Set problem> Give all the lines below again, exactly, with no pictures.
-- Start of Information supplied --
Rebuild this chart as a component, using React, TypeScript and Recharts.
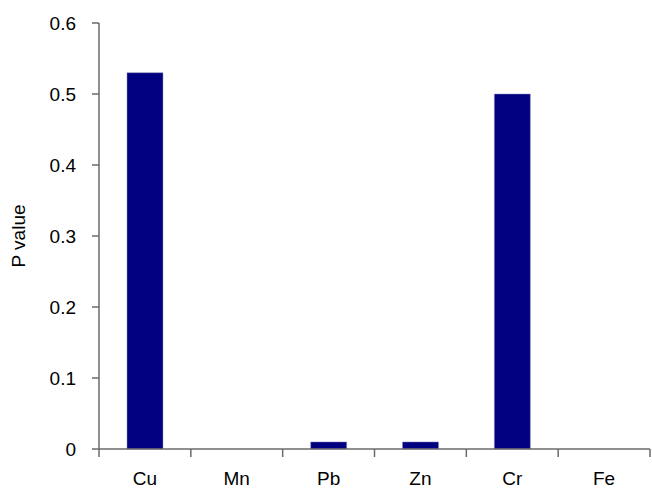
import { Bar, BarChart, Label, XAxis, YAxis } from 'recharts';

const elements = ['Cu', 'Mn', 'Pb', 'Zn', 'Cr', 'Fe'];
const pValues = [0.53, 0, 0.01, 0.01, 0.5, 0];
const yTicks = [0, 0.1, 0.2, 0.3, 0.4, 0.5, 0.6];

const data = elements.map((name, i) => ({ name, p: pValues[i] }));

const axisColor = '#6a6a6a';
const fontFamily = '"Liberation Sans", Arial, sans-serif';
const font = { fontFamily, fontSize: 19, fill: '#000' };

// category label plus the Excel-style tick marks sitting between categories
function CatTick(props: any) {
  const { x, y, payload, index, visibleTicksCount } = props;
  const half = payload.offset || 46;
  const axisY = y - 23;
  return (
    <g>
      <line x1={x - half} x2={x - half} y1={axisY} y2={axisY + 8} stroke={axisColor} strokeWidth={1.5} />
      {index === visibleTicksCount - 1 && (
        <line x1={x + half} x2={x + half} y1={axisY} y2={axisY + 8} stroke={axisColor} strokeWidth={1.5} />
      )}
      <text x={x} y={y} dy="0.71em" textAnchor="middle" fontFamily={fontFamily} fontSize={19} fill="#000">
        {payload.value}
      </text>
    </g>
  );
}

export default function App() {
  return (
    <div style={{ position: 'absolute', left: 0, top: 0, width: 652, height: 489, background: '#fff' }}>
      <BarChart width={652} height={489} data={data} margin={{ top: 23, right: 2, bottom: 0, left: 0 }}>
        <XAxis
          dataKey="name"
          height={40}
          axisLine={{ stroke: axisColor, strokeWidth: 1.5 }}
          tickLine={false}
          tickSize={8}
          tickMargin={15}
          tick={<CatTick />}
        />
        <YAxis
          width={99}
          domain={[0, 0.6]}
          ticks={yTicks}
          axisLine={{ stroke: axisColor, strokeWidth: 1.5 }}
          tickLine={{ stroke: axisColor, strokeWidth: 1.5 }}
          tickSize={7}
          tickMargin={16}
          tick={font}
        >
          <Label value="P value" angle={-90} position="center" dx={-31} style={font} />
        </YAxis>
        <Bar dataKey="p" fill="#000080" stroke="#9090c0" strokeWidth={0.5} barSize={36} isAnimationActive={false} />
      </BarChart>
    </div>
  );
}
-- End of Information supplied --
Result of this task>
Rebuild this chart as a component, using React, TypeScript and Recharts.
import { Bar, BarChart, Label, XAxis, YAxis } from 'recharts';

const elements = ['Cu', 'Mn', 'Pb', 'Zn', 'Cr', 'Fe'];
const pValues = [0.53, 0, 0.01, 0.01, 0.5, 0];
const yTicks = [0, 0.1, 0.2, 0.3, 0.4, 0.5, 0.6];

const data = elements.map((name, i) => ({ name, p: pValues[i] }));

const axisColor = '#6a6a6a';
const fontFamily = '"Liberation Sans", Arial, sans-serif';
const font = { fontFamily, fontSize: 19, fill: '#000' };

// category label plus the Excel-style tick marks sitting between categories
function CatTick(props: any) {
  const { x, y, payload, index, visibleTicksCount } = props;
  const half = payload.offset || 46;
  const axisY = y - 23;
  return (
    <g>
      <line x1={x - half} x2={x - half} y1={axisY} y2={axisY + 8} stroke={axisColor} strokeWidth={1.5} />
      {index === visibleTicksCount - 1 && (
        <line x1={x + half} x2={x + half} y1={axisY} y2={axisY + 8} stroke={axisColor} strokeWidth={1.5} />
      )}
      <text x={x} y={y} dy="0.71em" textAnchor="middle" fontFamily={fontFamily} fontSize={19} fill="#000">
        {payload.value}
      </text>
    </g>
  );
}

export default function App() {
  return (
    <div style={{ position: 'absolute', left: 0, top: 0, width: 652, height: 489, background: '#fff' }}>
      <BarChart width={652} height={489} data={data} margin={{ top: 23, right: 2, bottom: 0, left: 0 }}>
        <XAxis
          dataKey="name"
          height={40}
          axisLine={{ stroke: axisColor, strokeWidth: 1.5 }}
          tickLine={false}
          tickSize={8}
          tickMargin={15}
          tick={<CatTick />}
        />
        <YAxis
          width={99}
          domain={[0, 0.6]}
          ticks={yTicks}
          axisLine={{ stroke: axisColor, strokeWidth: 1.5 }}
          tickLine={{ stroke: axisColor, strokeWidth: 1.5 }}
          tickSize={7}
          tickMargin={16}
          tick={font}
        >
          <Label value="P value" angle={-90} position="center" dx={-31} style={font} />
        </YAxis>
        <Bar dataKey="p" fill="#000080" stroke="#9090c0" strokeWidth={0.5} barSize={36} isAnimationActive={false} />
      </BarChart>
    </div>
  );
}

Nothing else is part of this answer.